I love finding new ways to use my sourdough starter. When Joe mentioned that it had been a while since we had Navajo Tacos, I decided it was time to play with the Frybread recipe that is the basis of these tacos. Have you ever had a Navajo Taco?

Navajo Tacos

 

Navajo Tacos with Sourdough Frybread

The Frybread is the “taco shell.” It is a wonderfully puffy little pastry that is placed on the the plate (either whole or torn into pieces), topped with a delicious chili-like sauce, and then piled high with your favorite toppings, such as lettuce, shredded cheese, tomatoes, salsa, sour cream, onions, etc. I started making these a couple of years ago after finding this tutorial. They were an instant hit. Navajo Tacos have been a great item to adapt to our real food diet.

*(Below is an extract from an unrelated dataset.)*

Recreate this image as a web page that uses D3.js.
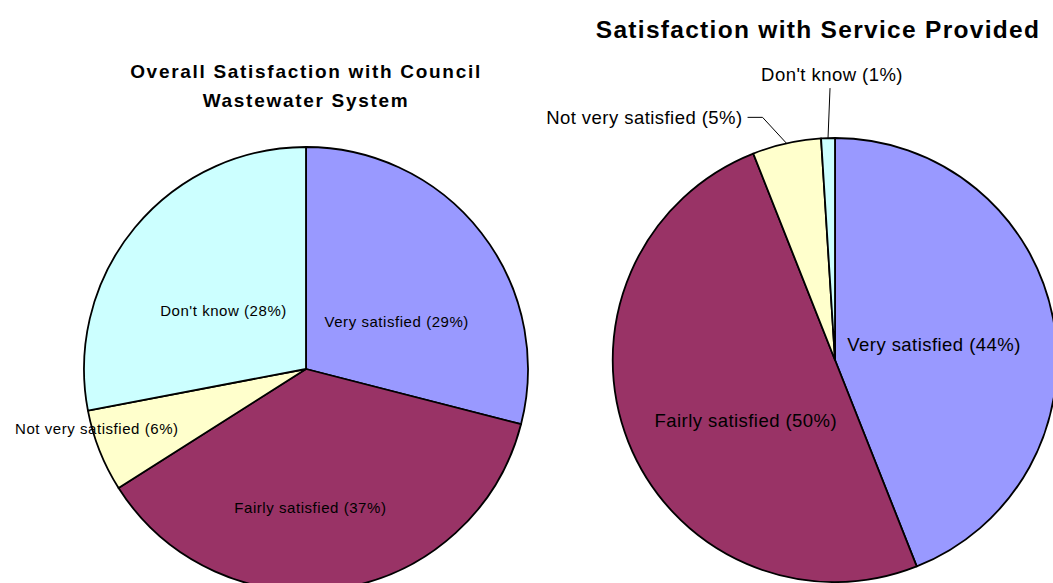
<!DOCTYPE html>
<html>
<head>
<meta charset="utf-8">
<script src="https://cdn.jsdelivr.net/npm/d3@7"></script>
<style>
  html, body { margin: 0; padding: 0; background: #fff; }
  svg { display: block; }
  text { font-family: "Liberation Sans", Arial, sans-serif; fill: #000; }
</style>
</head>
<body>
<svg id="chart" width="1053" height="583"></svg>
<script>
// Survey categories and the share of respondents in each
const categories = ["Very satisfied", "Fairly satisfied", "Not very satisfied", "Don't know"];
const wastewaterValues = [29, 37, 6, 28];
const serviceValues = [44, 50, 5, 1];
const wastewaterTitle = ["Overall Satisfaction with Council", "Wastewater System"];
const serviceTitle = ["Satisfaction with Service Provided"];

const sliceColors = ["#9999ff", "#993366", "#ffffcc", "#ccffff"];

const svg = d3.select("#chart");

const color = d3.scaleOrdinal().domain(categories).range(sliceColors);

function drawPie(opts) {
  const data = categories.map((c, i) => ({ category: c, value: opts.values[i] }));
  const pie = d3.pie().sort(null).value(d => d.value);
  const arcs = pie(data);
  const arc = d3.arc().innerRadius(0).outerRadius(opts.radius);
  const mid = d3.arc().innerRadius(opts.radius * 0.5).outerRadius(opts.radius * 0.5);
  const edge = d3.arc().innerRadius(opts.radius).outerRadius(opts.radius);

  const g = svg.append("g").attr("transform", `translate(${opts.cx},${opts.cy})`);

  g.selectAll("path.slice")
    .data(arcs)
    .join("path")
    .attr("class", "slice")
    .attr("d", arc)
    .attr("fill", d => color(d.data.category))
    .attr("stroke", "#000")
    .attr("stroke-width", 1.8)
    .attr("stroke-linejoin", "round");

  arcs.forEach((a, i) => {
    const lay = opts.labels[i];
    const text = `${a.data.category} (${a.data.value}%)`;
    if (lay.type === "inside") {
      const [x, y] = mid.centroid(a);
      g.append("text")
        .attr("x", x + lay.dx)
        .attr("y", y + lay.dy)
        .attr("text-anchor", "middle")
        .attr("dominant-baseline", "central")
        .style("font-size", opts.labelSize + "px")
        .style("letter-spacing", opts.labelSpacing + "px")
        .text(text);
    } else {
      // outside label joined to the slice edge by a leader line
      const [ex, ey] = edge.centroid(a);
      const bx = ex + lay.bend[0], by = ey + lay.bend[1];
      const tx = bx + lay.tail[0], ty = by + lay.tail[1];
      g.append("path")
        .attr("d", d3.line()([[ex, ey], [bx, by], [tx, ty]]))
        .attr("fill", "none")
        .attr("stroke", "#000")
        .attr("stroke-width", 1);
      g.append("text")
        .attr("x", tx + lay.tdx)
        .attr("y", ty + lay.tdy)
        .attr("text-anchor", lay.anchor)
        .attr("dominant-baseline", "central")
        .style("font-size", opts.labelSize + "px")
        .style("letter-spacing", opts.labelSpacing + "px")
        .text(text);
    }
  });

  svg.append("g")
    .selectAll("text")
    .data(opts.title)
    .join("text")
    .attr("x", opts.titleX)
    .attr("y", (d, i) => opts.titleY + i * opts.titleLead)
    .attr("text-anchor", "middle")
    .attr("dominant-baseline", "central")
    .style("font-size", opts.titleSize + "px")
    .style("font-weight", "bold")
    .style("letter-spacing", opts.titleSpacing + "px")
    .text(d => d);
}

drawPie({
  values: wastewaterValues,
  cx: 306, cy: 369, radius: 222,
  title: wastewaterTitle, titleX: 306, titleY: 71, titleLead: 29.5,
  titleSize: 19, titleSpacing: 1.7,
  labelSize: 15, labelSpacing: 0.55,
  labels: [
    { type: "inside", dx: 3, dy: 21 },
    { type: "inside", dx: -13, dy: 29 },
    { type: "inside", dx: -106, dy: 19 },
    { type: "inside", dx: 3, dy: 12 }
  ]
});

drawPie({
  values: serviceValues,
  cx: 835, cy: 360, radius: 222,
  title: serviceTitle, titleX: 818, titleY: 29, titleLead: 0,
  titleSize: 24.5, titleSpacing: 1.3,
  labelSize: 18.5, labelSpacing: 0.45,
  labels: [
    { type: "inside", dx: -10, dy: 5 },
    { type: "inside", dx: 14, dy: 20 },
    { type: "outside", bend: [-24, -26], tail: [-15, 0], tdx: -5, tdy: 0, anchor: "end" },
    { type: "outside", bend: [2, -50], tail: [0, 0], tdx: 2, tdy: -14, anchor: "middle" }
  ]
});
</script>
</body>
</html>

Yum! These are so delicious and is a fairly simple meal to make.

As a bonus, any leftover frybread makes a sweet treat when drizzled with or dipped in honey. They reheat very well in the oven and fairly well in the skillet or a toaster. We’ve been known to have them for breakfast topped with butter and cinnamon sugar or apple butter.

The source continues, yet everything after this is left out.